SOURCE DATA:
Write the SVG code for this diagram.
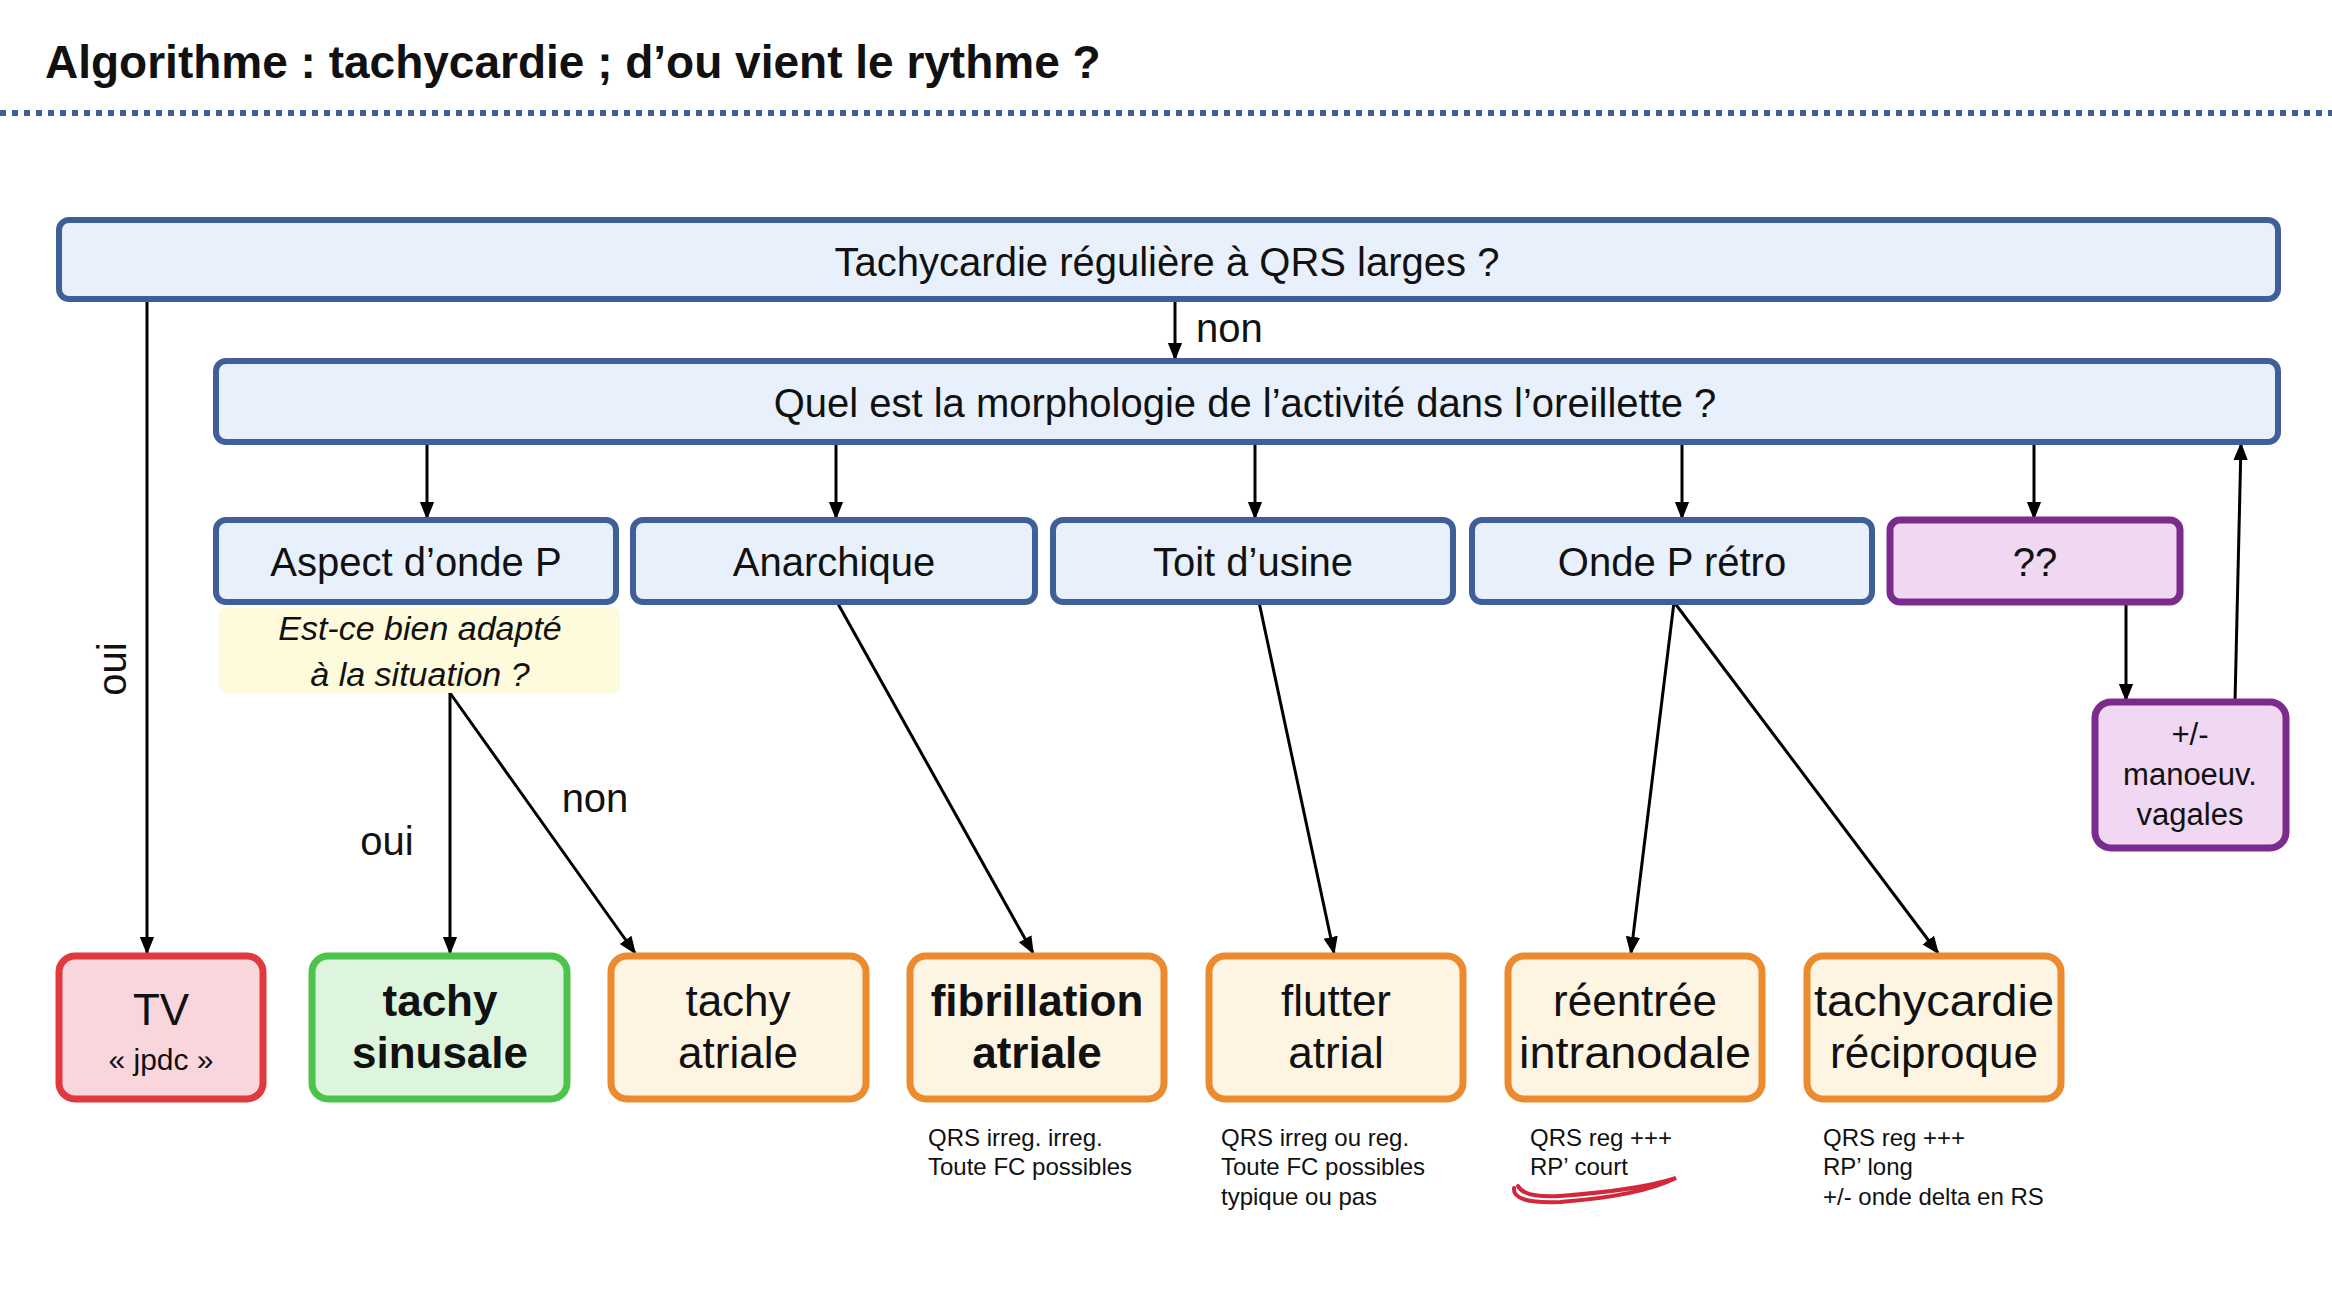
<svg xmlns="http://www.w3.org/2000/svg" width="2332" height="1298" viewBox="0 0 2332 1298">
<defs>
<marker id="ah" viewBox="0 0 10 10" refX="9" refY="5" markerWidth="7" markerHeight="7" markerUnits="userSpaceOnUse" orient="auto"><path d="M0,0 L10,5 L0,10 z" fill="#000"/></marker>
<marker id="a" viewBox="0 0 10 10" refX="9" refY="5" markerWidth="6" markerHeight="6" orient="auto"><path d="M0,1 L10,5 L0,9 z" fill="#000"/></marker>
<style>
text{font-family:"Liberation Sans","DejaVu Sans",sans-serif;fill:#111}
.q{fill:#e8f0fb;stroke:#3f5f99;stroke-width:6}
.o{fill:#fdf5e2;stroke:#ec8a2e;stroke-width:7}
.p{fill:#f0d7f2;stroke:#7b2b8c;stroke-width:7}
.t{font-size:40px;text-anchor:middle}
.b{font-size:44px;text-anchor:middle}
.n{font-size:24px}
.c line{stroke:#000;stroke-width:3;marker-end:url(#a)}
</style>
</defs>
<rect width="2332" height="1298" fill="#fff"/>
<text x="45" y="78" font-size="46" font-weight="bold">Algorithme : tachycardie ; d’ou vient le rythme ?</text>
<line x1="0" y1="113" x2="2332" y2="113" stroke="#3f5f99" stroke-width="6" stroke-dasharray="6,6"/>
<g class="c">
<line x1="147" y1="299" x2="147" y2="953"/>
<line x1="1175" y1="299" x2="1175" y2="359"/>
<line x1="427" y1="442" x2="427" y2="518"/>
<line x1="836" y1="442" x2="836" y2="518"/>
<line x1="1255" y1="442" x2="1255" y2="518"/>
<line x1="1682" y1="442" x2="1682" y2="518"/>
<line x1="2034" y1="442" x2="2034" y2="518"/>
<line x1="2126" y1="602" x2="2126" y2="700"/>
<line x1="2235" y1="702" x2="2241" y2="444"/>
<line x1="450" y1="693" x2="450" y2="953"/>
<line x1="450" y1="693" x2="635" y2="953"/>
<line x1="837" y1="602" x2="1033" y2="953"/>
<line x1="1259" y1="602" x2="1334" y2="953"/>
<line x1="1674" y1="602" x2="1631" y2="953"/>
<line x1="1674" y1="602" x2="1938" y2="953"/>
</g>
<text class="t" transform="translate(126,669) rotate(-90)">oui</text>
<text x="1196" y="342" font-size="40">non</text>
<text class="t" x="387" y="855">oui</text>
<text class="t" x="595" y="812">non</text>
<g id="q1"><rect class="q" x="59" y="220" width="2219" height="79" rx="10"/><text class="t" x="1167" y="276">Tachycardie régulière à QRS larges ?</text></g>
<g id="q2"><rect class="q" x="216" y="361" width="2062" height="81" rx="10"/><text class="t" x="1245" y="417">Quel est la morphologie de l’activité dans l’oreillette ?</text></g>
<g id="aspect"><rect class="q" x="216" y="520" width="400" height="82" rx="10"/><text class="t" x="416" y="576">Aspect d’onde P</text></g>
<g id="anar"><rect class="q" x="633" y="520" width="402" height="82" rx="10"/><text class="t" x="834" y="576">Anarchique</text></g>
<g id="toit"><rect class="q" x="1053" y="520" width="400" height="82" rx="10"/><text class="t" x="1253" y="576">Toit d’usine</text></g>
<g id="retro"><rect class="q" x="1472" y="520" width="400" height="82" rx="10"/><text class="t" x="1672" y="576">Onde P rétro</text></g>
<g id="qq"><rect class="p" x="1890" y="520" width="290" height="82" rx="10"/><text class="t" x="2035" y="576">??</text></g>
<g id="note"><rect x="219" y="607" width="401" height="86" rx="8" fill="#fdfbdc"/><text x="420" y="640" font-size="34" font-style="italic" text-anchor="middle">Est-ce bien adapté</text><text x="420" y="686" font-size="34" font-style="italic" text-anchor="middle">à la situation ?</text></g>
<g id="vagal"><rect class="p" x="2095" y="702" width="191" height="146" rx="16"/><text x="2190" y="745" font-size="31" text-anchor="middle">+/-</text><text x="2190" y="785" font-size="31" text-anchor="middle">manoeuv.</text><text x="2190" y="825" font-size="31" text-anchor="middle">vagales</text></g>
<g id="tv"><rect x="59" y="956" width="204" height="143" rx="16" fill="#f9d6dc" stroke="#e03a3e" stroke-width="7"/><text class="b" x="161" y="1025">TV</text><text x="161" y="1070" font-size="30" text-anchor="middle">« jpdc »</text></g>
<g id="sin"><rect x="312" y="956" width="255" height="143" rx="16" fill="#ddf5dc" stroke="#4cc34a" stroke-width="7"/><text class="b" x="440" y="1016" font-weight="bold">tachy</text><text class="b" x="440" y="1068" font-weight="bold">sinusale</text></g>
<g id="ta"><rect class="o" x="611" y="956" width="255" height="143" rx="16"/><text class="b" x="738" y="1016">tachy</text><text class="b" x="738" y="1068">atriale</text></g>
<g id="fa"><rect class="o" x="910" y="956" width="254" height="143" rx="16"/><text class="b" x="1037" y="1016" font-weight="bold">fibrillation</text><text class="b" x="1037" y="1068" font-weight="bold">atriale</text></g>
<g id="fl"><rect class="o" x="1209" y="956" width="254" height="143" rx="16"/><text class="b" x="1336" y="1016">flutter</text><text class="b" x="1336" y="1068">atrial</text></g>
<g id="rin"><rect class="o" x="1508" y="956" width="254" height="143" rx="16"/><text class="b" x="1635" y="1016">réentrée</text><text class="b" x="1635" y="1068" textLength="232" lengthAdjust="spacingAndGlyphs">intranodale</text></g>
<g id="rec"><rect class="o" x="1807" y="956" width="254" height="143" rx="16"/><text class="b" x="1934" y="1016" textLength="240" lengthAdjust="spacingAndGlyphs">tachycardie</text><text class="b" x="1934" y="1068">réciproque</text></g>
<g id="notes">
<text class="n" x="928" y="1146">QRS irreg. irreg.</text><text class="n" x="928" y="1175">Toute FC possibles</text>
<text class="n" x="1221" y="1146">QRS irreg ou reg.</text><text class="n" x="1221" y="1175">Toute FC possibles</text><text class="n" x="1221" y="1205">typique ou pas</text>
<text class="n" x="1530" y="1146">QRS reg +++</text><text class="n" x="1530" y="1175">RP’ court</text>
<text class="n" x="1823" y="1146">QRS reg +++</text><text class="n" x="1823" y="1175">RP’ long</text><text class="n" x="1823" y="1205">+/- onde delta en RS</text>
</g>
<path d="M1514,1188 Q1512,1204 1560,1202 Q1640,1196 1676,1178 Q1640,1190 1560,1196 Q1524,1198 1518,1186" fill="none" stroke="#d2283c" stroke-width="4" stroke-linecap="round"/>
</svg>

SET PROBLEM: Write out each line of the data exactly; the images should be left out.

OUTPUT BELOW:
Write the SVG code for this diagram.
<svg xmlns="http://www.w3.org/2000/svg" width="2332" height="1298" viewBox="0 0 2332 1298">
<defs>
<marker id="ah" viewBox="0 0 10 10" refX="9" refY="5" markerWidth="7" markerHeight="7" markerUnits="userSpaceOnUse" orient="auto"><path d="M0,0 L10,5 L0,10 z" fill="#000"/></marker>
<marker id="a" viewBox="0 0 10 10" refX="9" refY="5" markerWidth="6" markerHeight="6" orient="auto"><path d="M0,1 L10,5 L0,9 z" fill="#000"/></marker>
<style>
text{font-family:"Liberation Sans","DejaVu Sans",sans-serif;fill:#111}
.q{fill:#e8f0fb;stroke:#3f5f99;stroke-width:6}
.o{fill:#fdf5e2;stroke:#ec8a2e;stroke-width:7}
.p{fill:#f0d7f2;stroke:#7b2b8c;stroke-width:7}
.t{font-size:40px;text-anchor:middle}
.b{font-size:44px;text-anchor:middle}
.n{font-size:24px}
.c line{stroke:#000;stroke-width:3;marker-end:url(#a)}
</style>
</defs>
<rect width="2332" height="1298" fill="#fff"/>
<text x="45" y="78" font-size="46" font-weight="bold">Algorithme : tachycardie ; d’ou vient le rythme ?</text>
<line x1="0" y1="113" x2="2332" y2="113" stroke="#3f5f99" stroke-width="6" stroke-dasharray="6,6"/>
<g class="c">
<line x1="147" y1="299" x2="147" y2="953"/>
<line x1="1175" y1="299" x2="1175" y2="359"/>
<line x1="427" y1="442" x2="427" y2="518"/>
<line x1="836" y1="442" x2="836" y2="518"/>
<line x1="1255" y1="442" x2="1255" y2="518"/>
<line x1="1682" y1="442" x2="1682" y2="518"/>
<line x1="2034" y1="442" x2="2034" y2="518"/>
<line x1="2126" y1="602" x2="2126" y2="700"/>
<line x1="2235" y1="702" x2="2241" y2="444"/>
<line x1="450" y1="693" x2="450" y2="953"/>
<line x1="450" y1="693" x2="635" y2="953"/>
<line x1="837" y1="602" x2="1033" y2="953"/>
<line x1="1259" y1="602" x2="1334" y2="953"/>
<line x1="1674" y1="602" x2="1631" y2="953"/>
<line x1="1674" y1="602" x2="1938" y2="953"/>
</g>
<text class="t" transform="translate(126,669) rotate(-90)">oui</text>
<text x="1196" y="342" font-size="40">non</text>
<text class="t" x="387" y="855">oui</text>
<text class="t" x="595" y="812">non</text>
<g id="q1"><rect class="q" x="59" y="220" width="2219" height="79" rx="10"/><text class="t" x="1167" y="276">Tachycardie régulière à QRS larges ?</text></g>
<g id="q2"><rect class="q" x="216" y="361" width="2062" height="81" rx="10"/><text class="t" x="1245" y="417">Quel est la morphologie de l’activité dans l’oreillette ?</text></g>
<g id="aspect"><rect class="q" x="216" y="520" width="400" height="82" rx="10"/><text class="t" x="416" y="576">Aspect d’onde P</text></g>
<g id="anar"><rect class="q" x="633" y="520" width="402" height="82" rx="10"/><text class="t" x="834" y="576">Anarchique</text></g>
<g id="toit"><rect class="q" x="1053" y="520" width="400" height="82" rx="10"/><text class="t" x="1253" y="576">Toit d’usine</text></g>
<g id="retro"><rect class="q" x="1472" y="520" width="400" height="82" rx="10"/><text class="t" x="1672" y="576">Onde P rétro</text></g>
<g id="qq"><rect class="p" x="1890" y="520" width="290" height="82" rx="10"/><text class="t" x="2035" y="576">??</text></g>
<g id="note"><rect x="219" y="607" width="401" height="86" rx="8" fill="#fdfbdc"/><text x="420" y="640" font-size="34" font-style="italic" text-anchor="middle">Est-ce bien adapté</text><text x="420" y="686" font-size="34" font-style="italic" text-anchor="middle">à la situation ?</text></g>
<g id="vagal"><rect class="p" x="2095" y="702" width="191" height="146" rx="16"/><text x="2190" y="745" font-size="31" text-anchor="middle">+/-</text><text x="2190" y="785" font-size="31" text-anchor="middle">manoeuv.</text><text x="2190" y="825" font-size="31" text-anchor="middle">vagales</text></g>
<g id="tv"><rect x="59" y="956" width="204" height="143" rx="16" fill="#f9d6dc" stroke="#e03a3e" stroke-width="7"/><text class="b" x="161" y="1025">TV</text><text x="161" y="1070" font-size="30" text-anchor="middle">« jpdc »</text></g>
<g id="sin"><rect x="312" y="956" width="255" height="143" rx="16" fill="#ddf5dc" stroke="#4cc34a" stroke-width="7"/><text class="b" x="440" y="1016" font-weight="bold">tachy</text><text class="b" x="440" y="1068" font-weight="bold">sinusale</text></g>
<g id="ta"><rect class="o" x="611" y="956" width="255" height="143" rx="16"/><text class="b" x="738" y="1016">tachy</text><text class="b" x="738" y="1068">atriale</text></g>
<g id="fa"><rect class="o" x="910" y="956" width="254" height="143" rx="16"/><text class="b" x="1037" y="1016" font-weight="bold">fibrillation</text><text class="b" x="1037" y="1068" font-weight="bold">atriale</text></g>
<g id="fl"><rect class="o" x="1209" y="956" width="254" height="143" rx="16"/><text class="b" x="1336" y="1016">flutter</text><text class="b" x="1336" y="1068">atrial</text></g>
<g id="rin"><rect class="o" x="1508" y="956" width="254" height="143" rx="16"/><text class="b" x="1635" y="1016">réentrée</text><text class="b" x="1635" y="1068" textLength="232" lengthAdjust="spacingAndGlyphs">intranodale</text></g>
<g id="rec"><rect class="o" x="1807" y="956" width="254" height="143" rx="16"/><text class="b" x="1934" y="1016" textLength="240" lengthAdjust="spacingAndGlyphs">tachycardie</text><text class="b" x="1934" y="1068">réciproque</text></g>
<g id="notes">
<text class="n" x="928" y="1146">QRS irreg. irreg.</text><text class="n" x="928" y="1175">Toute FC possibles</text>
<text class="n" x="1221" y="1146">QRS irreg ou reg.</text><text class="n" x="1221" y="1175">Toute FC possibles</text><text class="n" x="1221" y="1205">typique ou pas</text>
<text class="n" x="1530" y="1146">QRS reg +++</text><text class="n" x="1530" y="1175">RP’ court</text>
<text class="n" x="1823" y="1146">QRS reg +++</text><text class="n" x="1823" y="1175">RP’ long</text><text class="n" x="1823" y="1205">+/- onde delta en RS</text>
</g>
<path d="M1514,1188 Q1512,1204 1560,1202 Q1640,1196 1676,1178 Q1640,1190 1560,1196 Q1524,1198 1518,1186" fill="none" stroke="#d2283c" stroke-width="4" stroke-linecap="round"/>
</svg>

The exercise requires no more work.